Oggi il calendario ci porta le memorie di Edith Stein, martire, assieme al suo popolo, dell’idolatria nazista; Frantz Jägerstätter, profeta e martire della non-violenza; e Betinho, testimone di giustizia e solidarietà.
I testi che la liturgia odierna propone alla nostra riflessione sono tratti da:
Profezia di Ezechiele, cap.1, 2-5.24-28c; Salmo 148; Vangelo di Matteo, cap.17, 22-27.
La preghiera di questo lunedì è in comunione con le religioni del subcontinente indiano: Vishnuismo, Shivaismo, Shaktismo.

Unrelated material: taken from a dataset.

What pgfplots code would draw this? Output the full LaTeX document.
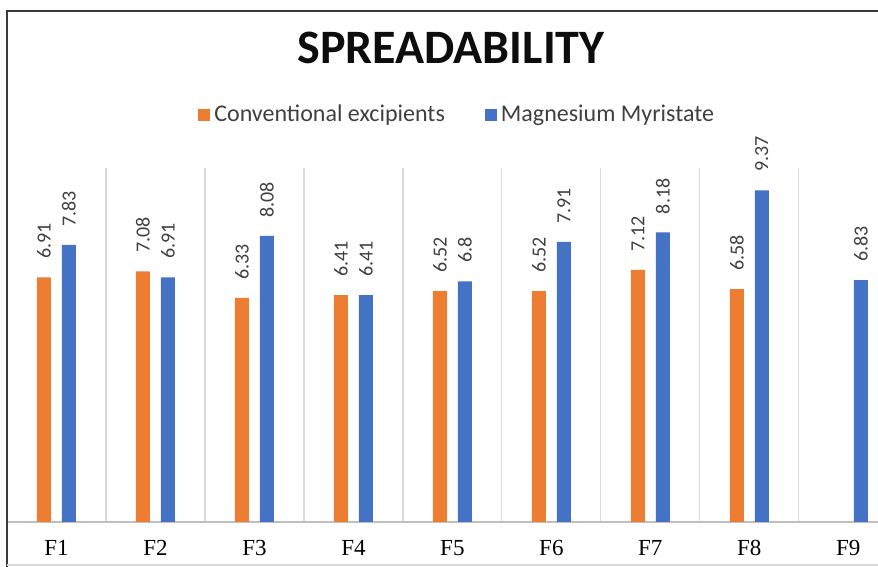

Bene, per stasera è tutto. Noi ci si congeda con una citazione di Edith Stein, tratta dal suo “Source cachée” (Cerf). Che è, per oggi, il nostro
PENSIERO DEL GIORNO
È soprattutto il sacramento in cui Cristo si fa presente in persona che ci rende membra del suo corpo. Partecipando al sacrificio e al pasto sacro, nutriti dalla carne e dal sangue di Gesù, diventiamo noi stessi sua carne e suo sangue. Ed è solo quando siamo membra del suo corpo, e nella misura in cui lo siamo per davvero, che il suo Spirito può vivificarci e regnare in noi: “È lo Spirito che vivifica”; perché è lo Spirito che dà vita alle membra; ma lo Spirito dà vita soltanto alle membra che sono già presenti nel corpo che vivifica. Così il cristiano nulla deve temere tanto quanto l’essere separato dal corpo di Cristo. Perché, se è separato dal corpo di Cristo, allora non ne è più membro; e se non ne è più membro, non è più vivificato dal suo Spirito. Ma noi diventiamo membra del corpo di Cristo non solo con l’amore, ma anche molto realmente nel formare una sola cosa con la sua carne. E questo si è avverato attraverso il cibo che ci ha offerto per provarci il desiderio che ha di noi. È per questo che lui stesso si è abbassato fino a venire in noi ed è per questo che ha modellato in noi il suo proprio corpo, affinche noi siamo una sola cosa, come il corpo è unito alla testa. Come membra del suo corpo, animate dal suo Spirito, noi offriamo noi stessi in sacrificio, “per lui, con lui e in lui”, e uniamo le nostre voci all’eterno rendimento di grazie. È per questo che la Chiesa pone sulle nostre labbra la preghiera dopo la Comunione: “Colmàti da un così grande bene, ti supplichiamo, Signore, fa che possiamo trarre frutti per la nostra salvezza e che mai cessiamo di cantare la tua lode”. (Edith Stein, Source cachée).
Ricevete l’abbraccio dei vostri fratelli e sorelle della Comunità del bairro.